Samples of bones that were used for processing animal skin for clothing (courtesy iScience)
Hallett initially set out to research the diet of Pleistocene humans before stumbling on remains of sand foxes, golden jackals, and wildcats that showed cut marks like those still created in modern skinning techniques. Later, her team also found an array of bone tools, many with a broad rounded end to avoid damaging the skin.

“They look like the tools that people still use today to process hides for leather and fur,” Hallett told the Smithsonian Magazine, adding that similar tools have been found in much younger archaeological sites.

According to the study, the specialized instruments found in the cave suggest that humans first started using more crude versions of such tools thousands of years earlier. And though attributed to the need for body coverings during an ice age, the instruments also correspond with the advent of personal adornments, like shell beads, suggesting that humans wore animal fur not just for survival but also for style.

 Fox bones showing marks consistent with skinning (courtesy iScience)

But again, we’re not that special. According to the study, our extinct relatives, the Neanderthals, likely made clothing before us using similar bone tools about 15,000 to 70,000 years ago.
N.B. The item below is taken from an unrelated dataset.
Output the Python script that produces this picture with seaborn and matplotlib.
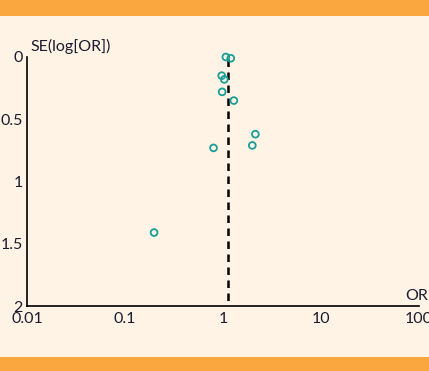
import numpy as np
import pandas as pd
import matplotlib
matplotlib.use("Agg")
import matplotlib.pyplot as plt
import seaborn as sns
from matplotlib.patches import Rectangle
from matplotlib.ticker import FixedLocator, FixedFormatter, NullLocator

odds_ratio = [1.07, 1.20, 0.97, 1.03, 0.98, 1.29, 2.14, 1.99, 0.80, 0.198]
se_log_or = [0.00, 0.01, 0.15, 0.18, 0.28, 0.35, 0.62, 0.71, 0.73, 1.41]
pooled_or = 1.125
x_ticks = [0.01, 0.1, 1, 10, 100]
x_tick_labels = ["0.01", "0.1", "1", "10", "100"]
y_ticks = [0, 0.5, 1, 1.5, 2]
y_tick_labels = ["0", "0.5", "1", "1.5", "2"]

df = pd.DataFrame({"OR": odds_ratio, "SE": se_log_or})

BG = "#fef3e4"
ORANGE = "#f9a73e"
TEAL = "#1a9e96"
TXT = "#1c1c30"

sns.set_style("white")
plt.rcParams['font.family'] = ['Lato', 'DejaVu Sans']

fig = plt.figure(figsize=(4.29, 3.71), dpi=100, facecolor=BG)
W, H = 429, 371
ax = fig.add_axes([27 / W, 1 - 306 / H, (419 - 27) / W, (306 - 57) / H])
ax.set_facecolor(BG)
ax.patch.set_alpha(0)

fig.patches.append(Rectangle((0, 1 - 16 / H), 1, 16 / H, transform=fig.transFigure,
                             facecolor=ORANGE, edgecolor='none', zorder=0))
fig.patches.append(Rectangle((0, 0), 1, 14 / H, transform=fig.transFigure,
                             facecolor=ORANGE, edgecolor='none', zorder=0))

ax.plot([pooled_or, pooled_or], [0.02, 2], color='black', linestyle=(0, (3, 2.2)),
        linewidth=1.8, zorder=2)

sns.scatterplot(data=df, x="OR", y="SE", ax=ax, marker='o', s=24,
                facecolors='none', edgecolor=TEAL, linewidth=1.3, zorder=3,
                legend=False, clip_on=False)

ax.set_xscale('log')
ax.set_xlim(0.01, 100)
ax.set_ylim(2, 0)
ax.xaxis.set_major_locator(FixedLocator(x_ticks))
ax.xaxis.set_major_formatter(FixedFormatter(x_tick_labels))
ax.xaxis.set_minor_locator(NullLocator())
ax.yaxis.set_major_locator(FixedLocator(y_ticks))
ax.yaxis.set_major_formatter(FixedFormatter(y_tick_labels))

for s in ['top', 'right']:
    ax.spines[s].set_visible(False)
for s in ['left', 'bottom']:
    ax.spines[s].set_color('black')
    ax.spines[s].set_linewidth(1.2)

ax.tick_params(axis='both', direction='inout', length=6, width=1.2, color='black',
               labelsize=11.5, labelcolor=TXT, pad=1)
ax.tick_params(axis='y', pad=0)
ax.set_xlabel("")
ax.set_ylabel("")

fig.text(30 / W, 1 - 46 / H, "SE(log[OR])", fontsize=11.5, color=TXT, ha='left', va='center')
fig.text(428 / W, 1 - 296 / H, "OR", fontsize=11.5, color=TXT, ha='right', va='center')

fig.savefig("out.png", dpi=100, facecolor=BG)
Notwithstanding, this is a landmark discovery, according to Ian Gilligan, an archaeologist at the University of Sydney in Australia and author of Climate, Clothing and Agriculture in Prehistory.

“This new study really pushes back the first good archaeological evidence for the manufacture of clothing, and it’s coinciding nicely with the beginning of the last Ice Age about 120,000 years ago, so I think that’s really significant,” Gilligan told Smithsonian Magazine. “It’s precisely at the time when you’d expect to see the first clothing for protection from cold in context of the glacial cycles.”